La Pépinière : Bonjour Sam, nous avons déjà parlé de toi et de tes projets à plusieurs reprises, mais peux-tu te présenter à nouveau en quelques mots, pour nos lecteur.trice.s qui ne te connaissent pas ?
Sam : Hello, oui effectivement, je suis percussionniste professionnel et j’ai déjà sorti pas mal d’albums notamment Blast ! avec le groupe Swong et Hybrid Combination en duo avec Jean-Yves Poupin et dont on avait parlé lors de la sortie. Le groupe Wabjie dont je fais partie existe depuis un peu plus d’une année maintenant.
La Pépinière : C’est justement de ce nouveau projet, que tu montes en collaboration avec Soraya Berent (voix et basses) et Michel Wintsch (piano), dont nous allons parler aujourd’hui. Peux-tu nous en dire quelques mots ?
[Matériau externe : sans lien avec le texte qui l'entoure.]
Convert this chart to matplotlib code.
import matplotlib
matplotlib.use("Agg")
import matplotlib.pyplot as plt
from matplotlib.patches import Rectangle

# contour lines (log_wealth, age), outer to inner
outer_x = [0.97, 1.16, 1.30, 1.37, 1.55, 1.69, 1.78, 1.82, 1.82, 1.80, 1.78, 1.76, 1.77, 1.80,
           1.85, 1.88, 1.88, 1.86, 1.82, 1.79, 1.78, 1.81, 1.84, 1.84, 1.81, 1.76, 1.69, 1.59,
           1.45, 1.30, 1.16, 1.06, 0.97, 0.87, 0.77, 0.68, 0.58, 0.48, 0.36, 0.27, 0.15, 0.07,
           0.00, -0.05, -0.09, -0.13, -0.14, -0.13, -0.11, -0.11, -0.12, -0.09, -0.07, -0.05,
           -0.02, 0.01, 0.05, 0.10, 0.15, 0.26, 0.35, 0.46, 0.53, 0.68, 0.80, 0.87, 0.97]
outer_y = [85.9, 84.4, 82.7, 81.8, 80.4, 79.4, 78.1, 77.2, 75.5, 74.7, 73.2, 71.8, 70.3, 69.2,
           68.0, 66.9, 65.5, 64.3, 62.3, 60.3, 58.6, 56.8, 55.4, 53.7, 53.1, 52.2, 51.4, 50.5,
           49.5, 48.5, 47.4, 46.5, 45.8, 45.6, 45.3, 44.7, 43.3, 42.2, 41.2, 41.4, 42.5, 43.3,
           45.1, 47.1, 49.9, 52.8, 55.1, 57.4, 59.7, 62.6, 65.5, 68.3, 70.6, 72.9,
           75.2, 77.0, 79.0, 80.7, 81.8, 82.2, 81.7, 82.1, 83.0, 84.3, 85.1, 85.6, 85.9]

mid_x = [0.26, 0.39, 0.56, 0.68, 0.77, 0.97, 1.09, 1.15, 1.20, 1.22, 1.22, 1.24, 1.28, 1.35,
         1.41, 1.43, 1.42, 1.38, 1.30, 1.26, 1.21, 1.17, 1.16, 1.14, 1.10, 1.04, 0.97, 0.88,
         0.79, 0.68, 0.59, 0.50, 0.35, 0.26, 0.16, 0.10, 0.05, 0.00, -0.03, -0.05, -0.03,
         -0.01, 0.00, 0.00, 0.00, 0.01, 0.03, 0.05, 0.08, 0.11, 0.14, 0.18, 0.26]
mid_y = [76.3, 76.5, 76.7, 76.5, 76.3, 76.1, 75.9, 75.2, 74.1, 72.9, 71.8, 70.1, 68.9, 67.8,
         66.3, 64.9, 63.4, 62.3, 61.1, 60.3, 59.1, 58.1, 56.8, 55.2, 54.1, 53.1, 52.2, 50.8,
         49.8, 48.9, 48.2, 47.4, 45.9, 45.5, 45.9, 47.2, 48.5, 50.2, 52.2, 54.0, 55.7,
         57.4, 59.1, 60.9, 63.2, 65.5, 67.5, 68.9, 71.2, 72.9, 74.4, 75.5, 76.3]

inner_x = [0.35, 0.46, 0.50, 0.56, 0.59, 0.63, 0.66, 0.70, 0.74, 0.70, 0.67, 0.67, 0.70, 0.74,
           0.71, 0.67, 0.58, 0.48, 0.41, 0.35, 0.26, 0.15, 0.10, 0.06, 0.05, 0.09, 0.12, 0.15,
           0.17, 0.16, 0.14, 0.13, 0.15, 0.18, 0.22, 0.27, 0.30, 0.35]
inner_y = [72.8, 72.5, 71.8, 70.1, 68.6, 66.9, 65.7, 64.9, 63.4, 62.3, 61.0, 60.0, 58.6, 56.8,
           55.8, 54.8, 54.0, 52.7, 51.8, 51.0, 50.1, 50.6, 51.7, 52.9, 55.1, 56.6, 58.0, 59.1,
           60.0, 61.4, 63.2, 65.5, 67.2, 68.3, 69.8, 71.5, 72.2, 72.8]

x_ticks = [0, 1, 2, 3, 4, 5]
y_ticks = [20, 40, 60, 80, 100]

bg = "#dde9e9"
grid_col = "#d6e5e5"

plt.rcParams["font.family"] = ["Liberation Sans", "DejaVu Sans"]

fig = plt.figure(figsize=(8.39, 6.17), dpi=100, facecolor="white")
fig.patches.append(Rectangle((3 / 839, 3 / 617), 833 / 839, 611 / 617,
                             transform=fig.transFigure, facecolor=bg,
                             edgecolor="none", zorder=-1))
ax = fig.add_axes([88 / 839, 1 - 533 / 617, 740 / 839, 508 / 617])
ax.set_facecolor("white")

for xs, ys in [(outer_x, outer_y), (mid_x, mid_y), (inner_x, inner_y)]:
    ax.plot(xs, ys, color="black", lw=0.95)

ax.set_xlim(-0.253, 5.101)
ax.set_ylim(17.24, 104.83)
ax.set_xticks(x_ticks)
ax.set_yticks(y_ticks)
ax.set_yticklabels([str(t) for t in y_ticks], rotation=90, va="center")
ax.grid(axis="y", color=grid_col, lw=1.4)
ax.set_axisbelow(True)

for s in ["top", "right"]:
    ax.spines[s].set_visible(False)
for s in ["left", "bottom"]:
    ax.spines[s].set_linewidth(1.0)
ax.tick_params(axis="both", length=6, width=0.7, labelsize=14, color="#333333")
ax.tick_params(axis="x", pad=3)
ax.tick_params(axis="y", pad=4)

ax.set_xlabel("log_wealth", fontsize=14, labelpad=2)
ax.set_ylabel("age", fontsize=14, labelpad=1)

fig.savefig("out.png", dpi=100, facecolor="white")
Sam : Effectivement, c’est un projet relativement nouveau et dont je suis assez fier. À l’origine Michel et Soraya jouaient déjà ensemble dans un duo vraiment orienté jazz. Lorsqu’ils m’ont contacté pour ce projet, c’est parti sur un tout autre répertoire et un autre univers musical que le jazz. Bien que le jazz soit sous-jacent dans la musique de Wabjie, ce n’est pas la pierre angulaire de cet édifice. Il y figure un mélange d’influences assez diverses et le travail au niveau des arrangements est 100% collectif et peut emprunter n’importe quelle direction sonore. Le répertoire actuel vient d’ailleurs d’être enregistré au studio de la Fonderie à Fribourg et un album est prévu au printemps 2021.
La Pépinière : Pour la suite de cette interview, nous avons la chance d’être rejoints par Soraya et Michel, les deux autres membres du groupe. Merci d’être là ! Sur le site, on peut trouver la signification du mot « Wabjie », qui désigne les herbes ou mousses qui poussent malgré tout entre les pavés. Pourquoi ce nom ?
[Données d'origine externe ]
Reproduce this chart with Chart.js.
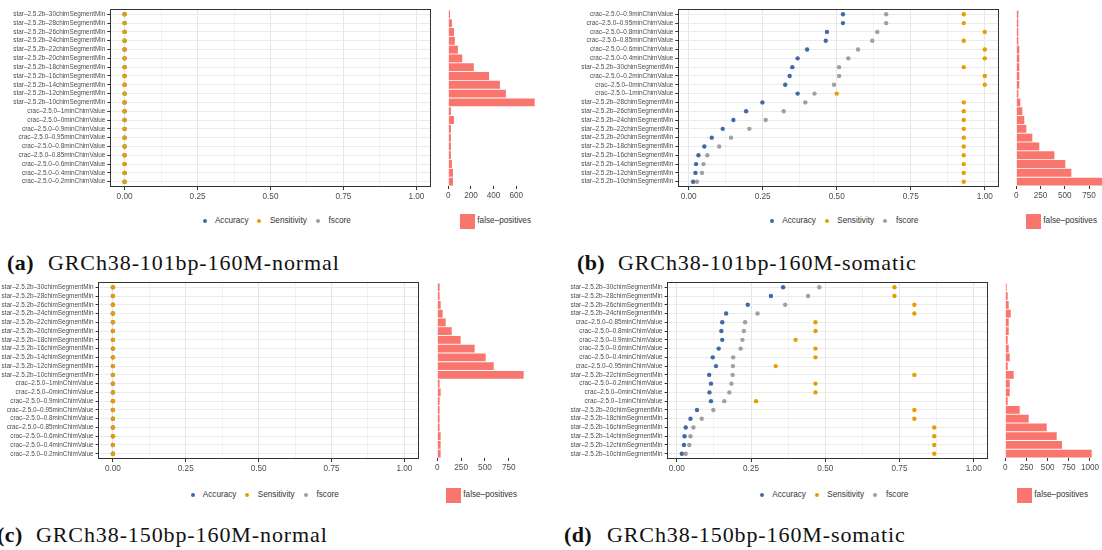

Soraya : C’est un mot qui nous correspond bien : nous sommes ces mousses, et notre musique pousse même dans les conditions les plus difficiles.
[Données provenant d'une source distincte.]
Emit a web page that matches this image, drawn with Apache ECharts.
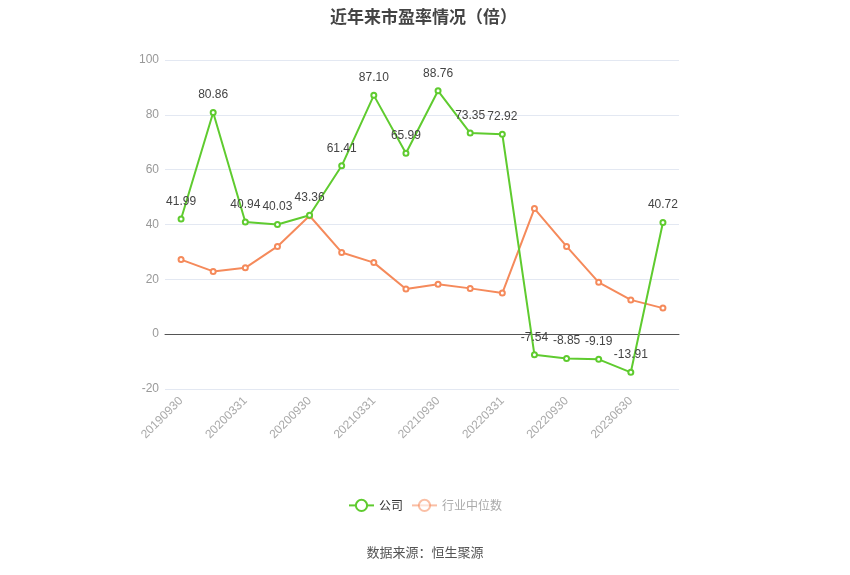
<!DOCTYPE html>
<html>
<head>
<meta charset="utf-8">
<script src="https://cdn.jsdelivr.net/npm/echarts@6/dist/echarts.min.js"></script>
<style>html,body{margin:0;padding:0;background:#fff}#c{width:850px;height:575px}</style>
</head>
<body>
<div id="c"></div>
<script>
const categories = ['20190930','20191231','20200331','20200630','20200930','20201231','20210331','20210630','20210930','20211231','20220331','20220630','20220930','20221231','20230630','20230930'];
const companyValues = [41.99, 80.86, 40.94, 40.03, 43.36, 61.41, 87.10, 65.99, 88.76, 73.35, 72.92, -7.54, -8.85, -9.19, -13.91, 40.72];
const industryValues = [27.2, 22.9, 24.2, 32.0, 43.2, 29.8, 26.1, 16.5, 18.2, 16.7, 15.0, 45.8, 32.0, 18.9, 12.5, 9.5];
const yTicks = {min: -20, max: 100, interval: 20};

const chart = echarts.init(document.getElementById('c'));
chart.setOption({
  animation: false,
  title: {
    text: '近年来市盈率情况（倍）',
    left: 325, top: 3,
    textStyle: {fontSize: 17, fontWeight: 'bold', color: '#444', fontFamily: 'Noto Sans CJK SC'}
  },
  legend: {
    bottom: 58, left: 'center', itemWidth: 25, itemHeight: 14,
    textStyle: {color: '#333', fontSize: 12, fontFamily: 'Noto Sans CJK SC'},
    data: [
      {name: '公司'},
      {name: '行业中位数', textStyle: {color: '#aaa'}, itemStyle: {opacity: 0.55}, lineStyle: {opacity: 0.55}}
    ]
  },
  graphic: [{
    type: 'text', left: 'center', top: 546,
    style: {text: '数据来源：恒生聚源', fill: '#555', fontSize: 13, fontFamily: 'Noto Sans CJK SC'}
  }],
  grid: {left: 165, right: 171, top: 60, bottom: 186},
  xAxis: {
    type: 'category', data: categories, boundaryGap: true,
    axisLine: {lineStyle: {color: '#555'}},
    axisTick: {alignWithLabel: true, interval: 1, lineStyle: {color: '#555'}},
    axisLabel: {interval: 1, rotate: 45, color: '#aaa', fontSize: 12, margin: 10}
  },
  yAxis: {
    type: 'value', min: yTicks.min, max: yTicks.max, interval: yTicks.interval,
    axisLine: {show: false}, axisTick: {show: false},
    axisLabel: {color: '#999', fontSize: 12, margin: 6},
    splitLine: {lineStyle: {color: '#e3e8f2'}}
  },
  series: [
    {
      name: '公司', type: 'line', data: companyValues,
      symbol: 'emptyCircle', symbolSize: 5,
      itemStyle: {color: '#5fcb2f'}, lineStyle: {width: 2, color: '#5fcb2f'},
      label: {show: true, position: 'top', color: '#444', fontSize: 12, distance: 8,
        formatter: p => p.value.toFixed(2)},
      z: 3
    },
    {
      name: '行业中位数', type: 'line', data: industryValues,
      symbol: 'emptyCircle', symbolSize: 5,
      itemStyle: {color: '#f58a5b'}, lineStyle: {width: 2, color: '#f58a5b'},
      z: 2
    }
  ]
});
</script>
</body>
</html>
La Pépinière : Dans le descriptif du projet, vous parlez de « musique personnelle », regroupant les influences de chacun. Pouvez-vous nous en dire un peu plus sur ces influences et le résultat que cela donne ?
Sam : Pour ma part, je puise pas mal d’influences dans le registre metal, l’énergie, la puissance, le côté « riffs », « rythmique », etc… et en parallèle la musique improvisée et le travail autour du son que j’ai pas mal développé notamment à travers le jazz. Avec Wabjie, on développe des riffs que l’on travaille, qu’on entraîne comme des muscles et qui ressortent ensuite dans les morceaux du répertoire. L’improvisation collective dans le trio est mise au service de tous ces différents riffs.
La Pépinière : En écoutant les extraits que vous m’avez envoyés, on peut entendre une multitude d’univers : des sonorités jazz, un style plus proche du blues, on a parfois l’impression de voir quelques influences de la musique contemporaine, avec ce piano dissonant. Les paroles, portées par la magnifique voix de Soraya Berent, semblent assez simples, voire formée d’onomatopées, mais souvent percutantes,. Quelle était la volonté derrière ces choix ?
Soraya : Au niveau vocal, il s’agit d’utiliser la voix comme un instrument, la mise en bouche des syllabes/textures sonores, les consonnes rythmiques s’allient aux sons de la batterie.
Michel : On est loin de la musique contemporaine. Par contre, il y a un travail sur l’harmonie qui se refuse à se limiter au sucré et à la consonance, politiquement correcte dans la pop. Je ne sais pourquoi notre société appauvrit à ce point le goût des sons. La musique dominante rejette toute dissonance. C’est comme si on rejetait tous les goûts un peu corsés : le vin, le fromage, l’aigre doux, le poivré, etc, etc. Et qu’on se contentait des choses joliment sucrées ou salées. Il faut dire que la plupart du temps, il n’y a pas d’initiation, de culture, de développement du goût sonore, contrairement au vin justement (la première fois qu’on boit du vin, on trouve ça dégueulasse généralement, il faut l’apprivoiser, puis on l’apprécie, même chose avec un fromage bleu).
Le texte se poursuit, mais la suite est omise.